Once again I found my mother and experienced every bit of her personality, not just from those last years, but also from the time she met my father, dated and married him. Their first years as loving newlyweds are evident in yet another box of letters my father had saved.
I learned of every place they had ever lived, their church family, neighbors and friends, their income and debts, their wishes and desires, their heartaches and fears.
From the beginning my mother wrote newsy letters – daily. When Dad went away on business, she wrote him every, single day. In reading through these treasures, I found myself re-living those days with them.
The letters my mother wrote in the last six years of her life were even more informative as if she was writing her life's diary. She wrote of the Missouri weather, the local church people, their new friends and reacquainting themselves with family and old friends. She wrote about their garden, our cat Buttons, shopping at the mall, visiting the Truman Library, Missouri sunsets and its rolling countryside, ice cream from the local Dairy Queen, trips to restaurants, what they ate and how much it cost.
In 1982 there were no huge flat-screened TVs, no CD players, DVD players, cell phones, multiple phone carriers or Internet. Microwave ovens had just become more commonplace as had answering machines and cassette players, yet they didn't have any of these. Life was enjoyed with rabbit ears on the 24" TV and a good book.
Communication was done through the telephone or letter writing – an art my mother had nailed perfectly.
I am so grateful that I have these reminders of who she was. That I can still hear her voice calling me, "Elizabeth Anne!" That I can look at one of her paintings, remembering the time she painted the lilacs and they had been dead for months before she finished her artwork. I can still remember her childish delight at seeing her grandson Jimmy, hanging out at my brother's cabin in Maine, climbing a mountain or catching a fish when we went out fishing.
I remember the special trip to our favorite spot on the Potomac River in Virginia that she took me on in my senior year. Because I didn't have a date to the prom, my mother treated me to a mother/daughter retreat that I've never forgotten.
I can easily recall the taste of her remarkable fried chicken and the way she would take the extra time to cook up a huge batch for our first day on vacation so we could keep up our traditional lunch when we stopped at a roadside park.
I can remember the smell of her Tony perms and the Pond's cold cream she used twice a day. The sight of a pair of earrings on her bedside table – removed just before she turned out the light. Her tuna casserole for Christmas Eve dinner – served in between Dad's Christmas services; her layout of dip, cheese, crackers and Cold Duck served to us after the midnight service, along with a real Smithfield ham and southern biscuits; the Christmas morning breakfast of pancakes and waffles and filling my stocking with delightful surprises.
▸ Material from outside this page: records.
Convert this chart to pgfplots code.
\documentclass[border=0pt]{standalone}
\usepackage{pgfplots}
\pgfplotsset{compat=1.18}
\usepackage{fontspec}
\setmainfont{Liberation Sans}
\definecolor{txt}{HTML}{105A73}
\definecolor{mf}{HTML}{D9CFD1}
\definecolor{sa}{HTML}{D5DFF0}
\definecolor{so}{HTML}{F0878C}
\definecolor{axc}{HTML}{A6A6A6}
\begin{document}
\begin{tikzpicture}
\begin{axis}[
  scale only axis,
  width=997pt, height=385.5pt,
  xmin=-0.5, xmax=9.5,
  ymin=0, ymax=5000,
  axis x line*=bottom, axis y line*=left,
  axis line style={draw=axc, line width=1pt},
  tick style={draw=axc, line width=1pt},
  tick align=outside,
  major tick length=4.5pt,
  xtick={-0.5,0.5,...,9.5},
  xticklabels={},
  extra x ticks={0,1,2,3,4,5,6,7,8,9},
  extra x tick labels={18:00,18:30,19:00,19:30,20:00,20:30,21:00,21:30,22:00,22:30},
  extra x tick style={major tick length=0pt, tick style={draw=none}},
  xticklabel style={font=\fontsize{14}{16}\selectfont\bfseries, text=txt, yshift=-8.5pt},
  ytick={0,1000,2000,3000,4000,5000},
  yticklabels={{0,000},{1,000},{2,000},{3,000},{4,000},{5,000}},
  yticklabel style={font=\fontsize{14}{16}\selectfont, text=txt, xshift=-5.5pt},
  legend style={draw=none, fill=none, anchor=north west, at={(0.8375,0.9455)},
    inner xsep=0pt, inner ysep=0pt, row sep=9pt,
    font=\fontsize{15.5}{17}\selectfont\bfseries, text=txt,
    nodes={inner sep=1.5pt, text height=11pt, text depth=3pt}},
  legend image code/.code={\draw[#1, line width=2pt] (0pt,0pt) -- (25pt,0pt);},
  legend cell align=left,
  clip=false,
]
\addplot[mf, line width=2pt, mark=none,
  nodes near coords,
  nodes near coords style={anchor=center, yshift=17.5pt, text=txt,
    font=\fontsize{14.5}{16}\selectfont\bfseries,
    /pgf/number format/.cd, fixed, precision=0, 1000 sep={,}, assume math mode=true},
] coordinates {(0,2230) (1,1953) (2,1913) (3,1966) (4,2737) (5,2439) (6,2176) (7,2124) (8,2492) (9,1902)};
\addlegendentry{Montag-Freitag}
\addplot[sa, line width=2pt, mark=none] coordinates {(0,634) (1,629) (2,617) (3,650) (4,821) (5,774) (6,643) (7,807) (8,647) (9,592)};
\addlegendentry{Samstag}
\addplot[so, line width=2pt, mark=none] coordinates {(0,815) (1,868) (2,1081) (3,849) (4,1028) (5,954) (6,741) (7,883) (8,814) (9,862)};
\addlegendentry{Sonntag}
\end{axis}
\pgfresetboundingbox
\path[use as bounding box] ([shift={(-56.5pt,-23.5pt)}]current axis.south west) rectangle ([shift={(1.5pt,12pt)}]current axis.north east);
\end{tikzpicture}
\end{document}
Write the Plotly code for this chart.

My mother in 1965, exhausted yet smiling, after a busy Christmas of multiple church services, bazaars, meals, gifts and family visits. |
She saved dimes throughout the year to pay for our Christmas tree and stocked her dresser with a hoard of hosiery, bobby pins, hair combs, emery boards and orange-red Tangee lipstick. Her closet always had a variety of different colored Grasshopper sneakers, aprons and dusters to wear around the house.
I am reminded of a time when life was much slower. When we weren't bombarded daily by news, phone calls and texts, emails, and social network. When our lives weren't cluttered with a house full of electronic equipment and when our mailboxes were loaded with hand-written letters and cards.
Despite 32 years of separation by death, my mother remains close to me – my heart and mind rich with memories. Nothing separates us from our loved ones, not even death – for memories comfort, teach and live within us forever.